2Conçue comme le prolongement de l’ouvrage Wagner, question européenne, cette étude propose une fresque – totale ? – des conceptions et représentations de la totalité telles qu’elles se cristallisent dans la rencontre ou l’éloignement d’avec l’œuvre wagnérienne. Les chapitres, denses et nombreux (8 chapitres, 464 pages), compilent ce que l’on pourrait appeler les « actes européens de l’art total » sans verser pour autant dans l’empilement. Ils se présentent comme un effeuillement des totalités possibles, fantasmées, accomplies, déchues, avec tout ce que le terme connote de volatilité. L’on progresse ainsi de la question de l’art mixte comme art total, à celle de l’interprétation et de la récupération des dimensions esthético-politiques de la pensée wagnérienne du total, à celle de l’élaboration de totalités alternatives, à celle de la mise en accusation de la totalité, à celle de l’inhumation/exhumation du total dans l’opéra post-wagnérien, à celle de la traduction de l’aspiration à un art total dans un modèle artistique particulier, pour aboutir à la question plus vaste d’une Europe arc-boutée sur le fantasme de l’œuvre-somme. Ce qui ainsi énoncé fait figure de variations sur la notion de totalité, dessine en fait la corolle symbolique et culturelle de l’utopie wagnérienne de la totalité.
3Il reste que l’introduction demeure avare de précisions sur l’angle d’approche et la méthode adoptés. Telle un incipit disert, elle amorce le grand « récit » (p. 11) artistique, et par delà politico-métaphysique, des XIXe et XXe siècles dont les trois grands moments sont : « 1. Une promesse de totalité ; 2. Une excroissance concrète des œuvres visant la totalité jusqu’au débordement et à la saturation ; 3. Deux décrochages qualitatifs radicaux qui, touchant à la fois au sujet artistique et à la représentation esthétique, marquent en apparence une forme d’exténuation et de renversement du mouvement premier » (p. 12). L’on comprend d’emblée que l’on gravite dans la sphère de l’histoire artistique et culturelle d’une idée qui, frayant aux marges de la grande Histoire, n’en a pas moins contribué à tisser la trame dramatique de l’histoire européenne – que l’on pense aux totalitarismes du XXe siècle. Tout l’enjeu de l’ouvrage consiste dès lors à nous peindre l’exacerbation, puis le travail de deuil de la « pulsion unitaire et totalisante » (p. 10).

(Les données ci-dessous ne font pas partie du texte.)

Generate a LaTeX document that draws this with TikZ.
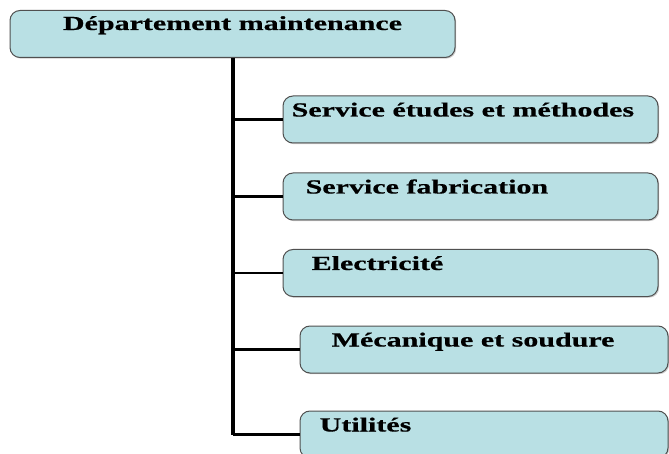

4Le premier chapitre s’intitule « L’œuvre d’art totale jusqu’à Wagner » et tente la synthèse d’un certain nombre de positions exprimées dans l’ouvrage Wagner, question européenne. Non sans succès dès lors qu’on voit lever la pâte du défi wagnérien sans avoir besoin de se reporter à l’ouvrage susmentionné. C’est-à-dire, plus précisément, que Timothée Picard nous propose une généalogie de l’avènement du total chez Wagner - avec tout ce que cet avènement comportera de conséquences ultérieures en termes esthético-politiques et métaphysiques - qui consacre la part éminemment romantique de cette utopie germanique et, par delà, européenne : « Le romantisme allemand c’est l’Arcadie de la civilisation européenne, cet âge d’or dont Wagner serait un des derniers chevaliers, ou, au contraire, le dangereux foyer utopique dans lequel l’Allemagne aurait puisé de quoi nourrir ses démons. C’est ce qui a fourni à l’art, par le truchement du rêve de l’Un, du Sublime et du Total – car le fragmentaire, le witzig, le post-romantisme wagnérien semble les avoir oubliés – sa plus exigeante mission, ou au contraire ce qui lui a donné son caractère hybristique et éthiquement trouble, ce dans quoi le politique a trouvé, le siècle suivant, les ferments de son esthétisation » (p. 28). Cette généalogie présente l’œuvre de Wagner comme le point d’aboutissement d’une longue réflexion sur la totalité, qui remonte jusqu’à la Renaissance italienne, en ceci que la totalité wagnérienne concilie deux données de la vie collective qui par elles-mêmes sont des totalités : la fête et l’opéra.
5Au fil de l’argumentation Timothée Picard pointe fort à propos la difficulté, voire l’impossibilité de définir la notion de totalité en art qui suscite pourtant, ou peut-être justement à cause de cela, tant de représentations fantasmatiques. Lorsque telle avant-garde brandit le terme de totalité, parle-t-elle d’« “œuvre d’art totale”, de “fusion”, de “mélange”, de “collaboration”, de “complémentarité entre les arts”, de “coopération”, d’“effet combiné”, ou encore de “composition” ou de “synthèse scénique” » (p. 47) ? Il faudra donc, chaque fois, s’entendre sur le terme de totalité et sur la nature des arts convoqués dans cette totalité.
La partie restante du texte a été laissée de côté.